C'est donc à mon sens une hypothèque que l'on fait peser sur les recettes des collectivités territoriales. L'État peut avoir recours à l'endettement pour faire face à une baisse brutale et imprévue de TVA. Mais l'endettement des collectivités est bien plus encadré et ne peut financer que l'investissement. Même si l'autonomie financière augmente, il existe donc un risque nouveau sur les recettes, que l'on réalisera seulement lors de la prochaine crise. Comment envisagez-vous de sécuriser les recettes des collectivités sur ce point ?
Ensuite, l'autonomie fiscale n'est autre que la maîtrise des élus sur leurs recettes. Les décideurs locaux élus démocratiquement veulent disposer de marges de manœuvre sur leurs recettes. Il en va de la réalité même de la démocratie locale qui est liée à l'impôt et au lien entre le contribuable et le territoire. Or le lien avec les habitants a été détruit avec la suppression de la taxe d'habitation, après la rupture avec les entreprises intervenue avec la suppression de la taxe professionnelle.
Mais quel sens aurait la constitutionnalisation d'une autonomie fiscale résiduelle lorsque l'on tend par ailleurs à limiter toujours davantage la liberté de choix des collectivités, avec la loi de programmation des finances publiques (LPFP), avec des contrats d'objectifs de dépenses, des sanctions en cas de dépassement ?

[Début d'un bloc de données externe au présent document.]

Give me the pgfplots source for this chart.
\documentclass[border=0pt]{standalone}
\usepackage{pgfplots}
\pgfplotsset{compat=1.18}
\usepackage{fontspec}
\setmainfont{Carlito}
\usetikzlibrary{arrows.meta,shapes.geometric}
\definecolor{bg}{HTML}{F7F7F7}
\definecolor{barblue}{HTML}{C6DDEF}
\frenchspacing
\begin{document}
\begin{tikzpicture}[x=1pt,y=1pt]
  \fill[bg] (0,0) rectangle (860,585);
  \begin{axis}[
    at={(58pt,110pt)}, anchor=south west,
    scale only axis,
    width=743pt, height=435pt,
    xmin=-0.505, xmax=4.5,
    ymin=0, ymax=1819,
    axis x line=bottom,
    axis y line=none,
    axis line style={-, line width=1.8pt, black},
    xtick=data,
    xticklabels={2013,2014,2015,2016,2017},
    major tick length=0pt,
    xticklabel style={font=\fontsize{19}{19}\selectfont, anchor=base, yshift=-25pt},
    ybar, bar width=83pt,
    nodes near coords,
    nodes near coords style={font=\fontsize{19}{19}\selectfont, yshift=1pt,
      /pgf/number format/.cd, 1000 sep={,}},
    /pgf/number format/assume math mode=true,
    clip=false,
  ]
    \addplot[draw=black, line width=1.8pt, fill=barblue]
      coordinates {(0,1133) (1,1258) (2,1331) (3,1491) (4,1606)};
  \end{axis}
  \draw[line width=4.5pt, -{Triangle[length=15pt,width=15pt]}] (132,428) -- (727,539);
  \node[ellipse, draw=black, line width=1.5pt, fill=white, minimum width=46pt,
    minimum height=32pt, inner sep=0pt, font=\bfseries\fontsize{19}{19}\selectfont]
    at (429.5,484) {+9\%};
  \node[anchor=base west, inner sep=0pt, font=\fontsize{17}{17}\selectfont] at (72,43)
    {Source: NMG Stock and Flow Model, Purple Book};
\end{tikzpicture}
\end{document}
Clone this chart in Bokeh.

Enfin, vous relevez justement dans votre communication que les élus locaux ont un sentiment de perte de maîtrise sur leurs recettes. Mais c'est plus qu'un sentiment, c'est une réalité. Je rappelle que nos plus anciens impôts créés dans le sillage de la déclaration de 1789 qui proclamait le consentement à l'impôt et la nécessité d'une contribution publique, étaient des impôts locaux : contribution foncière, impôt sur les portes et fenêtres, contribution mobilière. Cet héritage fiscal a été détruit en quelques décennies, avec une accélération récente.
Quel est donc votre projet pour l'avenir ? Supprimer définitivement la fiscalité locale et partager une fiscalité nationale avec l'État sous le contrôle de ce dernier, ou recréer une fiscalité locale moderne et équitable ? Ce dernier élément recueille plutôt mes faveurs.